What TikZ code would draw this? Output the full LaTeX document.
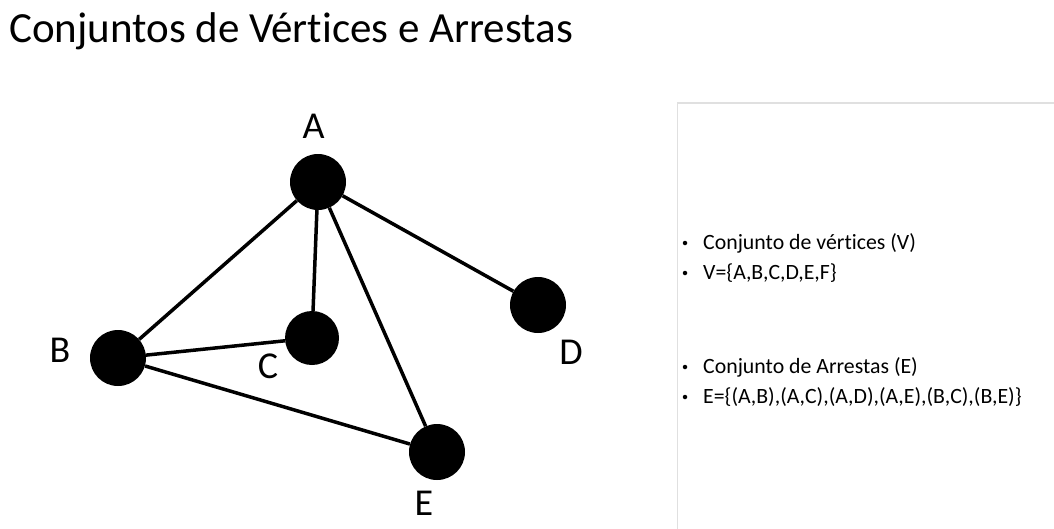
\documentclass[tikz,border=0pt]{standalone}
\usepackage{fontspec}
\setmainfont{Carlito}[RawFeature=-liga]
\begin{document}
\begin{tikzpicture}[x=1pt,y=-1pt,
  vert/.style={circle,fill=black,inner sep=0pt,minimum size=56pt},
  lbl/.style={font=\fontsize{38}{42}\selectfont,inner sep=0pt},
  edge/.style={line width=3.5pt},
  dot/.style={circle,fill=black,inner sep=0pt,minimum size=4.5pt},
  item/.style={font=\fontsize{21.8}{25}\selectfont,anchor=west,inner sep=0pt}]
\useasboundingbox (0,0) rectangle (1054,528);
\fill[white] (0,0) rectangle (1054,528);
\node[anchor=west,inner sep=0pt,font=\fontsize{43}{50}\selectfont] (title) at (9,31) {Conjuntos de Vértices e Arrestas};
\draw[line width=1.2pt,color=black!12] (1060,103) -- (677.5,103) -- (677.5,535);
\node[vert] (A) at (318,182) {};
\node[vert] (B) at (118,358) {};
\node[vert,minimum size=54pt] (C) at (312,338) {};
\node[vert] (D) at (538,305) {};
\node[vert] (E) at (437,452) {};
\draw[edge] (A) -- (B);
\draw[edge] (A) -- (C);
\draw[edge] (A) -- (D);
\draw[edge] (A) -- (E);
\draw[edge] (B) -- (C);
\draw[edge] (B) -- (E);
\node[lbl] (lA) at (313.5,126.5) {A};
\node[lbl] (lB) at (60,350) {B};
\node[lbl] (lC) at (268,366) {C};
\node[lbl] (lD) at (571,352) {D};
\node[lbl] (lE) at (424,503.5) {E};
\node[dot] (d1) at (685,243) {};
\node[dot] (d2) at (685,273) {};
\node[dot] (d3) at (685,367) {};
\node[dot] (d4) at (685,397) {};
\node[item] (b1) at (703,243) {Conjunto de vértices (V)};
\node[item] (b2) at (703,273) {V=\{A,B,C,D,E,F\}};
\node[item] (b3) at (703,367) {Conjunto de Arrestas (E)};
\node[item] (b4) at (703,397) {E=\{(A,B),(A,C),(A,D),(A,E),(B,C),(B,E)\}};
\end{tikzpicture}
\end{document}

==

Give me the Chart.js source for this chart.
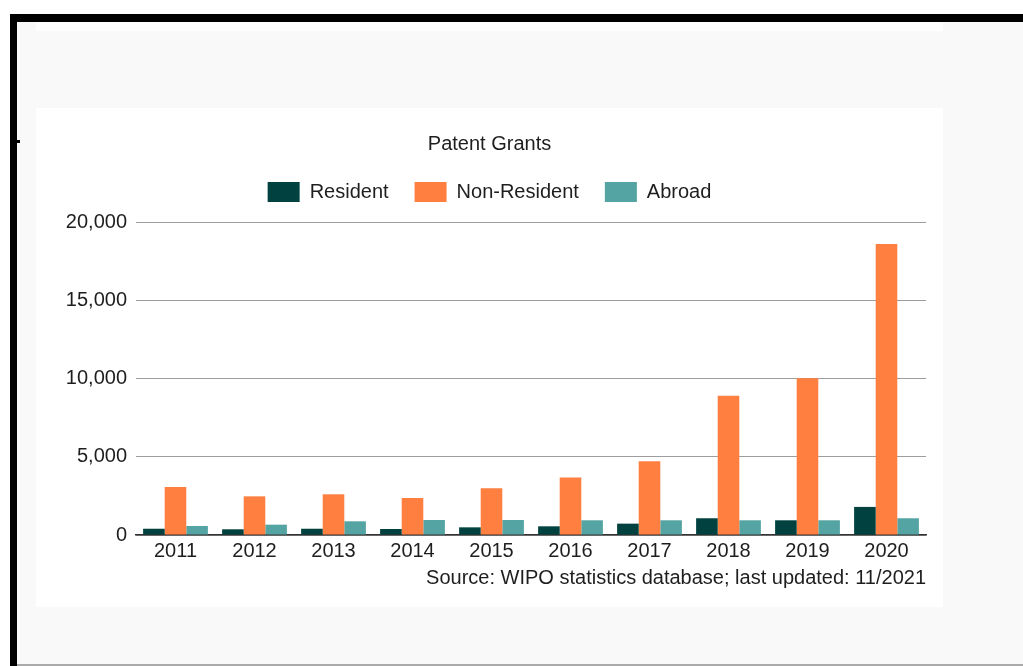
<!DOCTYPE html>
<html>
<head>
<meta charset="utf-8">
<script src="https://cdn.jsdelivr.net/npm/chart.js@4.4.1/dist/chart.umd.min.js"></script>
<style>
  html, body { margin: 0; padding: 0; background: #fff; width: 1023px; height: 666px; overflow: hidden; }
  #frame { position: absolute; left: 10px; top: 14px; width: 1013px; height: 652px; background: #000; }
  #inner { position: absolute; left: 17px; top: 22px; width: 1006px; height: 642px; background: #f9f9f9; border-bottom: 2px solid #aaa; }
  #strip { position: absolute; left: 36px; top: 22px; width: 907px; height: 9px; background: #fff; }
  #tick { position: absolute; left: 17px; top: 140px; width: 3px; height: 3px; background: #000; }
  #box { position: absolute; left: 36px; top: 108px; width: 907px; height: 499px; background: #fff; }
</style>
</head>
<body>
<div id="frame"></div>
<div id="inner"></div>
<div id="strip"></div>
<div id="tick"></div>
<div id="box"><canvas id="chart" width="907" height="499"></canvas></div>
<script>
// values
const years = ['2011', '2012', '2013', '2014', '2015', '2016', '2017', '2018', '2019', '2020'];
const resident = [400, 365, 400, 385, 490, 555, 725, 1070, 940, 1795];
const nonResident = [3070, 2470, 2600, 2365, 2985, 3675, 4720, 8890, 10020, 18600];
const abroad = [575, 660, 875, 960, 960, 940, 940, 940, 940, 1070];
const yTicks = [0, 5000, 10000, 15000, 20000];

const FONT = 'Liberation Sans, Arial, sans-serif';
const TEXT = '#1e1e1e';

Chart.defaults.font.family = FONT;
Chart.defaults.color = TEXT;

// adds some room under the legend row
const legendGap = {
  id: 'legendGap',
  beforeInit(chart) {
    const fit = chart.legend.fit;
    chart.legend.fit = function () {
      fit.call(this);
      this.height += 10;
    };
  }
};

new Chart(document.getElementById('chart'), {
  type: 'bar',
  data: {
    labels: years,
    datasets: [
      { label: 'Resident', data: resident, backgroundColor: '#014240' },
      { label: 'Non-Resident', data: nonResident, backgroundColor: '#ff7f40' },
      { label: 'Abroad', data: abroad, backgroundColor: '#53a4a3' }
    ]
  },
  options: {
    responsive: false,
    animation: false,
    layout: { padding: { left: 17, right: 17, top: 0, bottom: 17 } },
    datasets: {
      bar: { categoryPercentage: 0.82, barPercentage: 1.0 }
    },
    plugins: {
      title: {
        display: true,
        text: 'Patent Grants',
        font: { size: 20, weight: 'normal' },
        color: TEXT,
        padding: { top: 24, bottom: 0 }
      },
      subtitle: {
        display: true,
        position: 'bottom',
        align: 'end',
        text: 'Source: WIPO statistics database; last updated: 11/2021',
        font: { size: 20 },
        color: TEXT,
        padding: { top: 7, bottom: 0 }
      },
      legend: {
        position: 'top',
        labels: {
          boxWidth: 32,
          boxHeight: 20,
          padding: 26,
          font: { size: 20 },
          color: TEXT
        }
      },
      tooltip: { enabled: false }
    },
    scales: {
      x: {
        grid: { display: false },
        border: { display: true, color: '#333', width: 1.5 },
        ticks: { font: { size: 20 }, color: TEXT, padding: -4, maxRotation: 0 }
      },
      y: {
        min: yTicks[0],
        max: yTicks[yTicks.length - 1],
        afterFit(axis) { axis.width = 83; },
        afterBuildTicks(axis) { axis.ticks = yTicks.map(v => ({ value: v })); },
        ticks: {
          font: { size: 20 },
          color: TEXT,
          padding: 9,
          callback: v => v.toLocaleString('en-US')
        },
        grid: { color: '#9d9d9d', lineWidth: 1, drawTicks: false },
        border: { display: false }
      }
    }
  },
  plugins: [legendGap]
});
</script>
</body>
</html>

• [Requirements]: Extract all lines of the records above that include "this".

• [Complete response]:
What TikZ code would draw this? Output the full LaTeX document.
Give me the Chart.js source for this chart.
      fit.call(this);
      this.height += 10;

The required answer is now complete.